-- Begin DATA SECTION --
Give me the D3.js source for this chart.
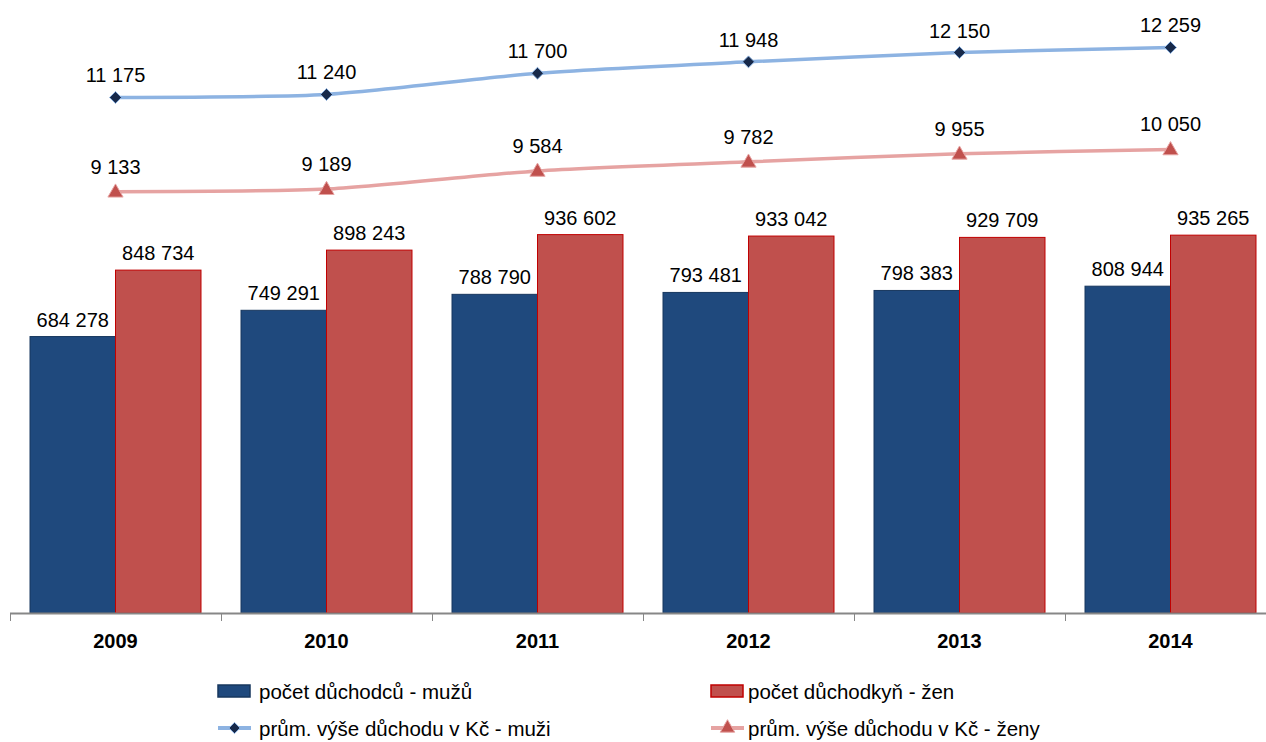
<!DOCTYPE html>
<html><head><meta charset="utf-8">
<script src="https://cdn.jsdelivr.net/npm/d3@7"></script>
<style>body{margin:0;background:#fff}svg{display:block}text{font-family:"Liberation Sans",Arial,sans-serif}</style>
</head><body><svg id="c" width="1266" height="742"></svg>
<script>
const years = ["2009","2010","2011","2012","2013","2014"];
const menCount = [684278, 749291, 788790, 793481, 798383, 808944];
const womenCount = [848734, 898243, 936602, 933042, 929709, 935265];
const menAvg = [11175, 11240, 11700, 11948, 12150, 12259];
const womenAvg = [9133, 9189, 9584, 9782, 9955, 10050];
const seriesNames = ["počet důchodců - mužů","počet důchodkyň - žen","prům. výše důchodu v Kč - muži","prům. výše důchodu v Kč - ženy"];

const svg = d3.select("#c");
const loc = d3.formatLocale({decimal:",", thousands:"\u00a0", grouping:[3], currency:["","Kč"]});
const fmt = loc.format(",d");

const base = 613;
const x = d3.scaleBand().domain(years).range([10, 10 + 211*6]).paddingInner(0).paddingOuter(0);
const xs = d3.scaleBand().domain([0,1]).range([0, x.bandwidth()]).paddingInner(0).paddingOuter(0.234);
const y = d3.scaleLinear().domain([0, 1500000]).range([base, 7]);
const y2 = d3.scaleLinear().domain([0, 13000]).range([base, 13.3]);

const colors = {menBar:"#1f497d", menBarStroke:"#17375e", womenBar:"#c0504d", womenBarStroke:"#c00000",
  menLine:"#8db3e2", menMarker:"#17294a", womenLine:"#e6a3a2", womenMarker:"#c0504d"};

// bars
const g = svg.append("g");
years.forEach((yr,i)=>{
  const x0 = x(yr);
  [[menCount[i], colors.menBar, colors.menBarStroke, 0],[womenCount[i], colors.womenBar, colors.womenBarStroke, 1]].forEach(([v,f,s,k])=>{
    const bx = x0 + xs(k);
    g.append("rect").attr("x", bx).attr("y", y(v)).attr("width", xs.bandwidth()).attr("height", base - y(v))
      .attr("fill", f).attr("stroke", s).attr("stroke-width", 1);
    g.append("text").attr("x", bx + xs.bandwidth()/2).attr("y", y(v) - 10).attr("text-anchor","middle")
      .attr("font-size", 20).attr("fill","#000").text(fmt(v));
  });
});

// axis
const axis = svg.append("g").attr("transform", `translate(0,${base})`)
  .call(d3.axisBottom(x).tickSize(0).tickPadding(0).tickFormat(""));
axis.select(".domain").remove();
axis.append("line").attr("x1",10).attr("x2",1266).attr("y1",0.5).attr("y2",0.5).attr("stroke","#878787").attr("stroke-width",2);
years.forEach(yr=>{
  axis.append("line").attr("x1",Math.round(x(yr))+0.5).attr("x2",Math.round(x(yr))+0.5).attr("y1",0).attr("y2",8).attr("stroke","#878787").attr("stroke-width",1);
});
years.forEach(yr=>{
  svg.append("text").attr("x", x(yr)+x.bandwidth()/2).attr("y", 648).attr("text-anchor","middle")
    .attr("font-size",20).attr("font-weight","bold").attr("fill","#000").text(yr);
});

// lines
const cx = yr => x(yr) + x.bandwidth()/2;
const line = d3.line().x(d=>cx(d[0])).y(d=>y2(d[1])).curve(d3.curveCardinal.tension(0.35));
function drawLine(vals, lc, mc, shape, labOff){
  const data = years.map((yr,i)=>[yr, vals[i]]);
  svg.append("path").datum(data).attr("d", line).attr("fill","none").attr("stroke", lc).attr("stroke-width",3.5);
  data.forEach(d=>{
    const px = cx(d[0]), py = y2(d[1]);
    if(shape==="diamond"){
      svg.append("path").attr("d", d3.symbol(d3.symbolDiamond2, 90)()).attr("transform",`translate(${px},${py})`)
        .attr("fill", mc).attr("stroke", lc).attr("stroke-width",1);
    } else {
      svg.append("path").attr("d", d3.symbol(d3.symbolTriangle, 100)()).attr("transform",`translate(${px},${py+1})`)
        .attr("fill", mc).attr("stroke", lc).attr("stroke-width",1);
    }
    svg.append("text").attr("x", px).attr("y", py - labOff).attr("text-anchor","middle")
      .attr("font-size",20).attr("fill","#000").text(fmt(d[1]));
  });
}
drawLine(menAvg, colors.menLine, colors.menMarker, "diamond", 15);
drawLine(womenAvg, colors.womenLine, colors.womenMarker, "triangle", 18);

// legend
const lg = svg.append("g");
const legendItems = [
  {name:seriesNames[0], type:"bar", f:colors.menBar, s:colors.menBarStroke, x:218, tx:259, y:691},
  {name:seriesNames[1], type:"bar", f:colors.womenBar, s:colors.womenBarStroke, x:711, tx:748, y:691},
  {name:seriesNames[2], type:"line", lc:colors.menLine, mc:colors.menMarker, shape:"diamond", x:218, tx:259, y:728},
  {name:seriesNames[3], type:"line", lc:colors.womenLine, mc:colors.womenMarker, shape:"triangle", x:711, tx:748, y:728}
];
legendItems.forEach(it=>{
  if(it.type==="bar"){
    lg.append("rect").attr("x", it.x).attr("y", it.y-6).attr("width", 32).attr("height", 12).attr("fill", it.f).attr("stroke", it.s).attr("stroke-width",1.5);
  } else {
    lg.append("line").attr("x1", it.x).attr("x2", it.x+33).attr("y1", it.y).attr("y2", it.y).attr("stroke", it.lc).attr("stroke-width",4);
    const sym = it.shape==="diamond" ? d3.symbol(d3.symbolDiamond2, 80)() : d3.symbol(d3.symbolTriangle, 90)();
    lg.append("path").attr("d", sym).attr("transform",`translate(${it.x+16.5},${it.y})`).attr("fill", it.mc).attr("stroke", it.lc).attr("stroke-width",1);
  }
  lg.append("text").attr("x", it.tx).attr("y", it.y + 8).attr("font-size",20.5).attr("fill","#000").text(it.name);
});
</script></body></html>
-- End DATA SECTION --
## WHAT IS NEEDED
Repeat the material above word for word, please, apart from its images.

## RESPONSE TO THIS TASK
Give me the D3.js source for this chart.
<!DOCTYPE html>
<html><head><meta charset="utf-8">
<script src="https://cdn.jsdelivr.net/npm/d3@7"></script>
<style>body{margin:0;background:#fff}svg{display:block}text{font-family:"Liberation Sans",Arial,sans-serif}</style>
</head><body><svg id="c" width="1266" height="742"></svg>
<script>
const years = ["2009","2010","2011","2012","2013","2014"];
const menCount = [684278, 749291, 788790, 793481, 798383, 808944];
const womenCount = [848734, 898243, 936602, 933042, 929709, 935265];
const menAvg = [11175, 11240, 11700, 11948, 12150, 12259];
const womenAvg = [9133, 9189, 9584, 9782, 9955, 10050];
const seriesNames = ["počet důchodců - mužů","počet důchodkyň - žen","prům. výše důchodu v Kč - muži","prům. výše důchodu v Kč - ženy"];

const svg = d3.select("#c");
const loc = d3.formatLocale({decimal:",", thousands:"\u00a0", grouping:[3], currency:["","Kč"]});
const fmt = loc.format(",d");

const base = 613;
const x = d3.scaleBand().domain(years).range([10, 10 + 211*6]).paddingInner(0).paddingOuter(0);
const xs = d3.scaleBand().domain([0,1]).range([0, x.bandwidth()]).paddingInner(0).paddingOuter(0.234);
const y = d3.scaleLinear().domain([0, 1500000]).range([base, 7]);
const y2 = d3.scaleLinear().domain([0, 13000]).range([base, 13.3]);

const colors = {menBar:"#1f497d", menBarStroke:"#17375e", womenBar:"#c0504d", womenBarStroke:"#c00000",
  menLine:"#8db3e2", menMarker:"#17294a", womenLine:"#e6a3a2", womenMarker:"#c0504d"};

// bars
const g = svg.append("g");
years.forEach((yr,i)=>{
  const x0 = x(yr);
  [[menCount[i], colors.menBar, colors.menBarStroke, 0],[womenCount[i], colors.womenBar, colors.womenBarStroke, 1]].forEach(([v,f,s,k])=>{
    const bx = x0 + xs(k);
    g.append("rect").attr("x", bx).attr("y", y(v)).attr("width", xs.bandwidth()).attr("height", base - y(v))
      .attr("fill", f).attr("stroke", s).attr("stroke-width", 1);
    g.append("text").attr("x", bx + xs.bandwidth()/2).attr("y", y(v) - 10).attr("text-anchor","middle")
      .attr("font-size", 20).attr("fill","#000").text(fmt(v));
  });
});

// axis
const axis = svg.append("g").attr("transform", `translate(0,${base})`)
  .call(d3.axisBottom(x).tickSize(0).tickPadding(0).tickFormat(""));
axis.select(".domain").remove();
axis.append("line").attr("x1",10).attr("x2",1266).attr("y1",0.5).attr("y2",0.5).attr("stroke","#878787").attr("stroke-width",2);
years.forEach(yr=>{
  axis.append("line").attr("x1",Math.round(x(yr))+0.5).attr("x2",Math.round(x(yr))+0.5).attr("y1",0).attr("y2",8).attr("stroke","#878787").attr("stroke-width",1);
});
years.forEach(yr=>{
  svg.append("text").attr("x", x(yr)+x.bandwidth()/2).attr("y", 648).attr("text-anchor","middle")
    .attr("font-size",20).attr("font-weight","bold").attr("fill","#000").text(yr);
});

// lines
const cx = yr => x(yr) + x.bandwidth()/2;
const line = d3.line().x(d=>cx(d[0])).y(d=>y2(d[1])).curve(d3.curveCardinal.tension(0.35));
function drawLine(vals, lc, mc, shape, labOff){
  const data = years.map((yr,i)=>[yr, vals[i]]);
  svg.append("path").datum(data).attr("d", line).attr("fill","none").attr("stroke", lc).attr("stroke-width",3.5);
  data.forEach(d=>{
    const px = cx(d[0]), py = y2(d[1]);
    if(shape==="diamond"){
      svg.append("path").attr("d", d3.symbol(d3.symbolDiamond2, 90)()).attr("transform",`translate(${px},${py})`)
        .attr("fill", mc).attr("stroke", lc).attr("stroke-width",1);
    } else {
      svg.append("path").attr("d", d3.symbol(d3.symbolTriangle, 100)()).attr("transform",`translate(${px},${py+1})`)
        .attr("fill", mc).attr("stroke", lc).attr("stroke-width",1);
    }
    svg.append("text").attr("x", px).attr("y", py - labOff).attr("text-anchor","middle")
      .attr("font-size",20).attr("fill","#000").text(fmt(d[1]));
  });
}
drawLine(menAvg, colors.menLine, colors.menMarker, "diamond", 15);
drawLine(womenAvg, colors.womenLine, colors.womenMarker, "triangle", 18);

// legend
const lg = svg.append("g");
const legendItems = [
  {name:seriesNames[0], type:"bar", f:colors.menBar, s:colors.menBarStroke, x:218, tx:259, y:691},
  {name:seriesNames[1], type:"bar", f:colors.womenBar, s:colors.womenBarStroke, x:711, tx:748, y:691},
  {name:seriesNames[2], type:"line", lc:colors.menLine, mc:colors.menMarker, shape:"diamond", x:218, tx:259, y:728},
  {name:seriesNames[3], type:"line", lc:colors.womenLine, mc:colors.womenMarker, shape:"triangle", x:711, tx:748, y:728}
];
legendItems.forEach(it=>{
  if(it.type==="bar"){
    lg.append("rect").attr("x", it.x).attr("y", it.y-6).attr("width", 32).attr("height", 12).attr("fill", it.f).attr("stroke", it.s).attr("stroke-width",1.5);
  } else {
    lg.append("line").attr("x1", it.x).attr("x2", it.x+33).attr("y1", it.y).attr("y2", it.y).attr("stroke", it.lc).attr("stroke-width",4);
    const sym = it.shape==="diamond" ? d3.symbol(d3.symbolDiamond2, 80)() : d3.symbol(d3.symbolTriangle, 90)();
    lg.append("path").attr("d", sym).attr("transform",`translate(${it.x+16.5},${it.y})`).attr("fill", it.mc).attr("stroke", it.lc).attr("stroke-width",1);
  }
  lg.append("text").attr("x", it.tx).attr("y", it.y + 8).attr("font-size",20.5).attr("fill","#000").text(it.name);
});
</script></body></html>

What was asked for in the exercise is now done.